Here is why. A single red or purple variety such as Sugar Dragon or American Beauty usually teaches a new grower faster. You learn trellising, watering, pruning, and pollination on a plant with a wide support network of grower experience behind it. Once that system is working, adding yellow makes more sense because you have a benchmark for plant health and fruit quality.
At Sky Botanicals, if someone asked us to build a balanced starter collection for Southern California zone 10a, we would often suggest one reliable self-fertile red, one pollination helper, and one specialty fruit. Yellow would usually be that specialty fruit, not the whole plan.
Best use cases for each
| Your goal | Pick yellow if... | Pick red if... |
|---|---|---|
| Sweetest fresh eating | You want the highest odds of dessert-level sweetness | You are okay with slightly less sweetness for more flavor range |
| First backyard plant | You already know the basics and have a good site | You want the easiest learning curve |
| Colorful smoothies and desserts | You only need white flesh | You want vivid magenta or purple flesh |
| Collection building | You want a premium specialty fruit | You want more cultivars and pollination options |
| Longer harvest spread | You want a possible shoulder-season fruit | You want more peak-season cultivar choices |
How we see it at Sky Botanicals
Because we grow in Escondido, Southern California, zone 10a, we get to evaluate fruit in a relatively dry climate with lots of control over irrigation. In those conditions, yellows are fantastic quality fruits when fully ripe. But if you asked us which category is more important to the average grower, we would still say red and purple types. They give you more entry points, more famous cultivars, more pollination compatibility options, and more ways to build a rewarding planting.
Yellow is the luxury bottle on the shelf. Red is the whole wine list.
Bottom line
Choose yellow dragon fruit when your top priority is sweetness and you want a premium specialty fruit. Choose red dragon fruit when you want wider variety, easier collection building, more color options, and often a simpler growing path. The smartest answer for most serious growers is not either-or. It is one good red first, then one good yellow once your system is dialed in.
If you want to go deeper next, read our beginner varieties guide, American Beauty spotlight, and Frankie's Red spotlight. Those pages make the comparison real by putting actual cultivars side by side.
Frequently asked questions
Is yellow dragon fruit sweeter than red dragon fruit?
Usually yes. Yellow types commonly land around 18 to 24 Brix, while many red and purple types cluster closer to 15 to 20, though elite reds can also be very sweet.
Does red dragon fruit ever taste better than yellow?
Yes.
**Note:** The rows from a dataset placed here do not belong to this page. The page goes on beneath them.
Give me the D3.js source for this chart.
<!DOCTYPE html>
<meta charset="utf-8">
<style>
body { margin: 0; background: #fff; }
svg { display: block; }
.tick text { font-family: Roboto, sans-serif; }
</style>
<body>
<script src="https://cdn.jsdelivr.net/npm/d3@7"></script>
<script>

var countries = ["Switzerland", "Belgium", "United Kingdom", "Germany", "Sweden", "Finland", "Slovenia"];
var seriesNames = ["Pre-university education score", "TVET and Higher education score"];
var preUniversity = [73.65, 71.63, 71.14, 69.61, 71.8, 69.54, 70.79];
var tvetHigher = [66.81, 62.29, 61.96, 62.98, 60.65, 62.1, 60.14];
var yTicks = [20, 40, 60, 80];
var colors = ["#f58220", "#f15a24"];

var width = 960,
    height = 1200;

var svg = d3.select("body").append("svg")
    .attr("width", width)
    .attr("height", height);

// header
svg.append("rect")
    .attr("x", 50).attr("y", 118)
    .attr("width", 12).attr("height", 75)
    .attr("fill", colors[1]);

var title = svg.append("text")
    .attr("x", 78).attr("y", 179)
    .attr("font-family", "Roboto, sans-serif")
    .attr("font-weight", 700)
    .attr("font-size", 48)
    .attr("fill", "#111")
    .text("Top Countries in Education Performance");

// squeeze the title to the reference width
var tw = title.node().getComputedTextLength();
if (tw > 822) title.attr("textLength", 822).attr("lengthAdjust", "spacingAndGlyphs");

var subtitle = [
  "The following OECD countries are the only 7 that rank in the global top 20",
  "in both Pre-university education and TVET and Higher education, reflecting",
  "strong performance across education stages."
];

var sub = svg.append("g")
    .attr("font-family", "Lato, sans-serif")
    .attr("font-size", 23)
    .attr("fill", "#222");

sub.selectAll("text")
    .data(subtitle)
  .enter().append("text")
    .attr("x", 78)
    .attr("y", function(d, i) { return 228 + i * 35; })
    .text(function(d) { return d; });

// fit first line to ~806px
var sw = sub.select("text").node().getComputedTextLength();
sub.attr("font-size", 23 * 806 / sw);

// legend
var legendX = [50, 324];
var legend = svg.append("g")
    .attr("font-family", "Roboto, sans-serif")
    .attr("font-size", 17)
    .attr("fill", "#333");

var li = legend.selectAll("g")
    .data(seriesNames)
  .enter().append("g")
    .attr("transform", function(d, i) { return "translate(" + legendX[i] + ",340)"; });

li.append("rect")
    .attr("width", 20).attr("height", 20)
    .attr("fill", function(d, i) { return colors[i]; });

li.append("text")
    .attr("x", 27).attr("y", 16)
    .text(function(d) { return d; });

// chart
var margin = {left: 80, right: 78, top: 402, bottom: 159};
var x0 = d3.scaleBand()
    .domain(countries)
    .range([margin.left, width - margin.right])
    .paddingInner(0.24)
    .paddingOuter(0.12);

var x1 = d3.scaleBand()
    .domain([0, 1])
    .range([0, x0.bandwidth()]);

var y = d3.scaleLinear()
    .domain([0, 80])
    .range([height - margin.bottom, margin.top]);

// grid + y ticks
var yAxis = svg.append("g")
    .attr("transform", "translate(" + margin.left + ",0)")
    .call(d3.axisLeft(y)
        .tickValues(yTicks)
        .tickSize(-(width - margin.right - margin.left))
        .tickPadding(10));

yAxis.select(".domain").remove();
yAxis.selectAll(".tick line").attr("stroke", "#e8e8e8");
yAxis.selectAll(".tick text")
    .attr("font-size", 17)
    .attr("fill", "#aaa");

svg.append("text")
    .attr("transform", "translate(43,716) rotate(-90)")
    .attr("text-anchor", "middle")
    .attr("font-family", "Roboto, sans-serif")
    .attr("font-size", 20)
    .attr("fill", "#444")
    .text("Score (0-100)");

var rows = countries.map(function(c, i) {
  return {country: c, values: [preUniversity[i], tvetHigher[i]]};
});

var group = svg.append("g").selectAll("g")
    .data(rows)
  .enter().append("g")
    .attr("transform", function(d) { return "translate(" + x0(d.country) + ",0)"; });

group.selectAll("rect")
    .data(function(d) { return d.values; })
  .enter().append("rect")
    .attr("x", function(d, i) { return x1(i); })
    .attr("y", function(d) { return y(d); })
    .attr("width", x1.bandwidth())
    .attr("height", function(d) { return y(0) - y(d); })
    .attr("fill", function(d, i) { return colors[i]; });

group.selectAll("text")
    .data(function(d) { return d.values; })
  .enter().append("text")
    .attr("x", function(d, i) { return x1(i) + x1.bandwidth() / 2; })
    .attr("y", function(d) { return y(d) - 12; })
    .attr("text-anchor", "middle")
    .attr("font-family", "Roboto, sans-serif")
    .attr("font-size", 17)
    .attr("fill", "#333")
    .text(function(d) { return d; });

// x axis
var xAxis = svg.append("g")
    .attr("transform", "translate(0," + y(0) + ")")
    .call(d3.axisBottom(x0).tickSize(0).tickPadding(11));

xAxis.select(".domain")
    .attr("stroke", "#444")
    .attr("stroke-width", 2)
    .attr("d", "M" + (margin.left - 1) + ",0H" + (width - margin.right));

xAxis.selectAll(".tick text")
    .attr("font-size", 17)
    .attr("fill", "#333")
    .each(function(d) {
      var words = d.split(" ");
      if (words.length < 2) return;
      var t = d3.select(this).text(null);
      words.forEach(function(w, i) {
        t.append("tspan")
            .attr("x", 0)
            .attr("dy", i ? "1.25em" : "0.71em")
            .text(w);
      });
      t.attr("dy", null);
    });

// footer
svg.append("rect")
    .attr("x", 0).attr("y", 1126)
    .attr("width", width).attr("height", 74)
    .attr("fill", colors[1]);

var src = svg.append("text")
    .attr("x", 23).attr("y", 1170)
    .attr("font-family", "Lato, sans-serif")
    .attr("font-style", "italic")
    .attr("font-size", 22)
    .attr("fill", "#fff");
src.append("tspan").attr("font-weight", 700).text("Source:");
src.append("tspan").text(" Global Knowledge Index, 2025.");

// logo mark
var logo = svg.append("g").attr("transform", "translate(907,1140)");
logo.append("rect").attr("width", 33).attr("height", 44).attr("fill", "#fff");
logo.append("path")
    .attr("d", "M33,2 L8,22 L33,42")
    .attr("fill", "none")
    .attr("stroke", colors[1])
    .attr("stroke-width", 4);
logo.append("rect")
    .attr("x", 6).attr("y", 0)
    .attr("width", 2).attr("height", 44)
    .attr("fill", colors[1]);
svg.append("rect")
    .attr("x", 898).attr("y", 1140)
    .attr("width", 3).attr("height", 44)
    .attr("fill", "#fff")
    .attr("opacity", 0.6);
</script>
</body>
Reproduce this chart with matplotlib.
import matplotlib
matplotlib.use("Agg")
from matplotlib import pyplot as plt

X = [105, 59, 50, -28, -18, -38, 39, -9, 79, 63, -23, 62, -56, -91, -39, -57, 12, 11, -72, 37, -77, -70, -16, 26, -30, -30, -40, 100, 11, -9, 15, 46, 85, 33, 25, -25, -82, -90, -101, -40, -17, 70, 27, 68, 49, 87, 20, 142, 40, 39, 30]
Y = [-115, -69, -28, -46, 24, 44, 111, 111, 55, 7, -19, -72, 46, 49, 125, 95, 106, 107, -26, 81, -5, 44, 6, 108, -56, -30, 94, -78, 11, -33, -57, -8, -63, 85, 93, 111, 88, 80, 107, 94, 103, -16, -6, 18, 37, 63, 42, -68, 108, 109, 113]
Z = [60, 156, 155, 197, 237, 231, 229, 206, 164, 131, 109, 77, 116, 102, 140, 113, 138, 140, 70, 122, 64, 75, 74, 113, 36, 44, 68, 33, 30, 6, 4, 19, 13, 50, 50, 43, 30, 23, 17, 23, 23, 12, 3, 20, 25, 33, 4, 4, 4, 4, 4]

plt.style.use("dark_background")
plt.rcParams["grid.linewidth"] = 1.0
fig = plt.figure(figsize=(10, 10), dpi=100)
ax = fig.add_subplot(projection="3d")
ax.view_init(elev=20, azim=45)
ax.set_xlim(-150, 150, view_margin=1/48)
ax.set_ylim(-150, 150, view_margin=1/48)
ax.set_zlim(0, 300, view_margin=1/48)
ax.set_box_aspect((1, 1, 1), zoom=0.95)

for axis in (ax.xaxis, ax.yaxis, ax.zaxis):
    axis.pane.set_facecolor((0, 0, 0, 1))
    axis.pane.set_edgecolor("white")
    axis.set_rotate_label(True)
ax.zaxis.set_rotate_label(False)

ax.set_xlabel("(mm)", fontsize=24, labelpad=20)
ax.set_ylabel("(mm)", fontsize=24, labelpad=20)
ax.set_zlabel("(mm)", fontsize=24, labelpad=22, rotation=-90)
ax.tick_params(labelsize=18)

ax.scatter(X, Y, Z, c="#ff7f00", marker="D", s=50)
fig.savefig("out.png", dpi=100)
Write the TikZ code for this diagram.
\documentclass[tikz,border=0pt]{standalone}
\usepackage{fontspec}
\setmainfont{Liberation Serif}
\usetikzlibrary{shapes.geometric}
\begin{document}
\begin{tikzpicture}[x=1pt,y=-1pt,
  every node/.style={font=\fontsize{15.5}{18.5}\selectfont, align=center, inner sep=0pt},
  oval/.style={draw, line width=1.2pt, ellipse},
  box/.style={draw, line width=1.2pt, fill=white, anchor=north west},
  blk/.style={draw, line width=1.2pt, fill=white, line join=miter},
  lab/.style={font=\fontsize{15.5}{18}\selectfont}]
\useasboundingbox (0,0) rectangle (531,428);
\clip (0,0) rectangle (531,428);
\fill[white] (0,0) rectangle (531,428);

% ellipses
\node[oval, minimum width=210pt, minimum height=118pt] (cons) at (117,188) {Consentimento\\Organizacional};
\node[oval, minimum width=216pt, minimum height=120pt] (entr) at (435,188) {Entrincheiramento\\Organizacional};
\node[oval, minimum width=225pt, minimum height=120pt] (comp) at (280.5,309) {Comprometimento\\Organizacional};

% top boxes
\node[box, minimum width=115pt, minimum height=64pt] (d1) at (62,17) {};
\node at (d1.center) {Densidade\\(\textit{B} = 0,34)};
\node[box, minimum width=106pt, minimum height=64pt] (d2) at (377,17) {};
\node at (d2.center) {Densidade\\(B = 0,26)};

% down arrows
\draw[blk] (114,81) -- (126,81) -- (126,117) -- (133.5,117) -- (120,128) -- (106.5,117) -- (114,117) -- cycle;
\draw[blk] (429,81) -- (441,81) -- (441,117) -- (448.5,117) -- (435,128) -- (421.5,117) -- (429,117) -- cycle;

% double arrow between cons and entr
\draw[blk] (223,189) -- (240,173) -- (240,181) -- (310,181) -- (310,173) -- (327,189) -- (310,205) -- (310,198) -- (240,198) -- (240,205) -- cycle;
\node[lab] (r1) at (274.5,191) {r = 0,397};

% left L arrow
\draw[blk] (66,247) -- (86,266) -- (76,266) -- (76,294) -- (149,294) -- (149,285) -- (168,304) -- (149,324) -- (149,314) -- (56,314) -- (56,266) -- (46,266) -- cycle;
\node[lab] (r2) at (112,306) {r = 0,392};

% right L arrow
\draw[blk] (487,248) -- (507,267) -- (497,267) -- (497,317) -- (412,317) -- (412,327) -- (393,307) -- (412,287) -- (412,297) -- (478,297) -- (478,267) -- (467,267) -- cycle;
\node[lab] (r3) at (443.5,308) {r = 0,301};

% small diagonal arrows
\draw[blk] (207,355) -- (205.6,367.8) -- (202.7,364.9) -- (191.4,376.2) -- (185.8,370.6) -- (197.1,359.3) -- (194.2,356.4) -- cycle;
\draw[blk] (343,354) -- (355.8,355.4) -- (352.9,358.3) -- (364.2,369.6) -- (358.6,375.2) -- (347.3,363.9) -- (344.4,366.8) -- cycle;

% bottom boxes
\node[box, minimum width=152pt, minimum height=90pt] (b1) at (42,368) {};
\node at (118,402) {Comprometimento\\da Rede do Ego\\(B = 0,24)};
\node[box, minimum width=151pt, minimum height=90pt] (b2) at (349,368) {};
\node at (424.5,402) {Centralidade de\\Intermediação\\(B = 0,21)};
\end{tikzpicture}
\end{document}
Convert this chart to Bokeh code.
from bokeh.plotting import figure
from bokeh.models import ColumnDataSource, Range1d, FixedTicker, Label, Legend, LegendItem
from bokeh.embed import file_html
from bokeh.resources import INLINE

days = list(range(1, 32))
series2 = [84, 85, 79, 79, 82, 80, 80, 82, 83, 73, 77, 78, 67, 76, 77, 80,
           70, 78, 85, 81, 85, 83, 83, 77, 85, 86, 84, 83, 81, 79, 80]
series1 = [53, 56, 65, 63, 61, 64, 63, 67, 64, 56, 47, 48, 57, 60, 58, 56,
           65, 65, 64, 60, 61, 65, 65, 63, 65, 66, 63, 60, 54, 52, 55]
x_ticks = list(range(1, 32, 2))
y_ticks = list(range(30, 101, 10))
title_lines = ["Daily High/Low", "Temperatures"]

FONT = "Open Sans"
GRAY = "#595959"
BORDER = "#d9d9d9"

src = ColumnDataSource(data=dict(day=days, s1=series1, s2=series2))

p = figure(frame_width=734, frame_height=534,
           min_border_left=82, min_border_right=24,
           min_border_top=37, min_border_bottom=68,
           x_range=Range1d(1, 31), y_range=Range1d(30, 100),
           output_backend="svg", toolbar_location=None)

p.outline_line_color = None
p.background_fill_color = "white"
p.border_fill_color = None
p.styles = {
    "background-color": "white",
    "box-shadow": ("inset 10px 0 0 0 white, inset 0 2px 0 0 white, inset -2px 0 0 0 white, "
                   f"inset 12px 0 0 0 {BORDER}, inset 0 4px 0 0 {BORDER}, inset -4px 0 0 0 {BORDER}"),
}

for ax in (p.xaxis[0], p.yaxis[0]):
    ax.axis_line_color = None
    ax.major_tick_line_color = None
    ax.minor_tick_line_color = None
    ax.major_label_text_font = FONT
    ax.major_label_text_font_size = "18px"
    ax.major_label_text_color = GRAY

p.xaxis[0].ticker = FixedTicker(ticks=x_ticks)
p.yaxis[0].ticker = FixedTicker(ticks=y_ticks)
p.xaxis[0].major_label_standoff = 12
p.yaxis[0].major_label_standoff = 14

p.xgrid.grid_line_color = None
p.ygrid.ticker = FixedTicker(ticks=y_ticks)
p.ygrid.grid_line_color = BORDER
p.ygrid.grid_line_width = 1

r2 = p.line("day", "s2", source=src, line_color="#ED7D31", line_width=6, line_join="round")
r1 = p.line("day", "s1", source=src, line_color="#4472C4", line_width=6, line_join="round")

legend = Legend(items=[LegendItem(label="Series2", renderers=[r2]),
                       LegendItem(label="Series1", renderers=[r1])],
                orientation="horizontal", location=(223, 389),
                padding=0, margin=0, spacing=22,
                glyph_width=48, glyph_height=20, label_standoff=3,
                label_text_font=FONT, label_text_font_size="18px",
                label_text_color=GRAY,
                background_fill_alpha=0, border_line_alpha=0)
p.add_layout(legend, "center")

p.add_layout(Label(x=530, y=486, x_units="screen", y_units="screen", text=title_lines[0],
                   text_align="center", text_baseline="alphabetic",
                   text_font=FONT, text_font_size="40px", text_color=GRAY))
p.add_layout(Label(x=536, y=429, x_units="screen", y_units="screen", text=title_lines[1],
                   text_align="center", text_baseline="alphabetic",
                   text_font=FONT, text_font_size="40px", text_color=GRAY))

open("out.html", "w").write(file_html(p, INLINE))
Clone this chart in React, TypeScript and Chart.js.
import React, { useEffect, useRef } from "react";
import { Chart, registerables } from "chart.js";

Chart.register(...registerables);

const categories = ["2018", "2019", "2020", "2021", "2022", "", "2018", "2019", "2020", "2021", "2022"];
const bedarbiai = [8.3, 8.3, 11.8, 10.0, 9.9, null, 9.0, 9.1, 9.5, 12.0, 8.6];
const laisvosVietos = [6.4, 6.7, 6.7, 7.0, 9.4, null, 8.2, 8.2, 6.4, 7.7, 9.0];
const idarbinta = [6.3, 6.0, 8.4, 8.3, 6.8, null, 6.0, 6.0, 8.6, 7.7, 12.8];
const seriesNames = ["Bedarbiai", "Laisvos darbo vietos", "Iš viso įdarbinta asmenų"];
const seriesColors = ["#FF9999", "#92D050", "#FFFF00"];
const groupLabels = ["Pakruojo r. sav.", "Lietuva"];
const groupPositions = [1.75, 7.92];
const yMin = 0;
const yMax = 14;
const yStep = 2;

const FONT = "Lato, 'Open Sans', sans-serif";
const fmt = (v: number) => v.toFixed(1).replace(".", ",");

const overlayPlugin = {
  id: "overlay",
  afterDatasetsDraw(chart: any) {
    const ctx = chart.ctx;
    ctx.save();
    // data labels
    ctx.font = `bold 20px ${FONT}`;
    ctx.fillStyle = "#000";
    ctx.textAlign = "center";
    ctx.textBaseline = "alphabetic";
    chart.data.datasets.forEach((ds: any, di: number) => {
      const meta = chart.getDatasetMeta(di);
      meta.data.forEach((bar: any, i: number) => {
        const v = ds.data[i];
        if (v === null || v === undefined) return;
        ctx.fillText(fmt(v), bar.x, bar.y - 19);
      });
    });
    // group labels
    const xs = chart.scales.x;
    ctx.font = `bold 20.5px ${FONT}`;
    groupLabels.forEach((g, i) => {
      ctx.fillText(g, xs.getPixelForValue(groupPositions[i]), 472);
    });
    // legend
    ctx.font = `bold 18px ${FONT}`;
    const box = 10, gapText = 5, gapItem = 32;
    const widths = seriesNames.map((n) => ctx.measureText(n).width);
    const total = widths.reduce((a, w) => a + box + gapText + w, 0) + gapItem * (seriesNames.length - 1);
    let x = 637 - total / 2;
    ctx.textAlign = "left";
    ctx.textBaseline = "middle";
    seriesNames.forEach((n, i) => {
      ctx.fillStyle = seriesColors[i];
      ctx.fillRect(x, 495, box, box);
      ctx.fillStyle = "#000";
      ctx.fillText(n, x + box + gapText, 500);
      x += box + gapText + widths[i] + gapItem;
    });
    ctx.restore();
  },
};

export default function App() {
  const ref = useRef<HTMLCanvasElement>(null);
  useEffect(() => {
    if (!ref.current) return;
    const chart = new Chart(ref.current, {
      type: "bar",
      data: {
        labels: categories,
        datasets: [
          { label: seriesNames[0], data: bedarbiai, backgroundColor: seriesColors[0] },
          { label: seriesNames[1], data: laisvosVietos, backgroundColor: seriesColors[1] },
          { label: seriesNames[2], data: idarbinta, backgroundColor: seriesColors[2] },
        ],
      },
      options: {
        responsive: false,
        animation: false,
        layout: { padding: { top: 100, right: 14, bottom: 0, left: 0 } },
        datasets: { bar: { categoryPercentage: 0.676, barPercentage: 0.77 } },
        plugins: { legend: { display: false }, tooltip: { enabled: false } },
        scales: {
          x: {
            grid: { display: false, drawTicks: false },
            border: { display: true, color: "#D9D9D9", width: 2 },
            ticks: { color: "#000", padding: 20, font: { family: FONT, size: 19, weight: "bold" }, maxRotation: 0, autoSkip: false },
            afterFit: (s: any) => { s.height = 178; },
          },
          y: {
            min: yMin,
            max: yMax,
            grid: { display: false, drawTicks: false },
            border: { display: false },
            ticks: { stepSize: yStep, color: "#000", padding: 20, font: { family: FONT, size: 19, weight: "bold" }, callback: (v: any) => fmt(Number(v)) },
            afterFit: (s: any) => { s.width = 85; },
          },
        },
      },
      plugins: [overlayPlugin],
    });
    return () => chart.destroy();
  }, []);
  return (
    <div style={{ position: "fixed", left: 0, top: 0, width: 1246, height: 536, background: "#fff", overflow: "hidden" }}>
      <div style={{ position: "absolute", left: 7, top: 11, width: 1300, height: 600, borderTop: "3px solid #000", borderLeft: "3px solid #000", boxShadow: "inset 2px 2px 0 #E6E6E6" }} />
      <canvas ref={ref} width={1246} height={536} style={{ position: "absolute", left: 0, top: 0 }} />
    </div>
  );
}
Many people prefer the more complex berry, grape, or tropical flavors in red and purple cultivars, even when yellow is technically sweeter.
Which is easier to grow at home, yellow or red dragon fruit?
Red is usually easier overall because there are more forgiving cultivars and more proven self-fertile options for beginners.
Which one produces more fruit?
That depends on cultivar and management, but red and purple categories give you more well-known heavy producers, while yellow is often grown as a premium specialty fruit.
Are yellow dragon fruit plants self-pollinating?
Many commercially available yellow types are self-fertile, but it is still best to verify the exact cultivar before you rely on a single plant.
Why does yellow dragon fruit cost more?
It is less common, often sweeter, and usually more labor-intensive to handle because of the spiny skin and specialty-market demand.
Should I grow both yellow and red dragon fruit?
Yes, if you have room. That gives you sweetness diversity, season spread, and a much more interesting home harvest.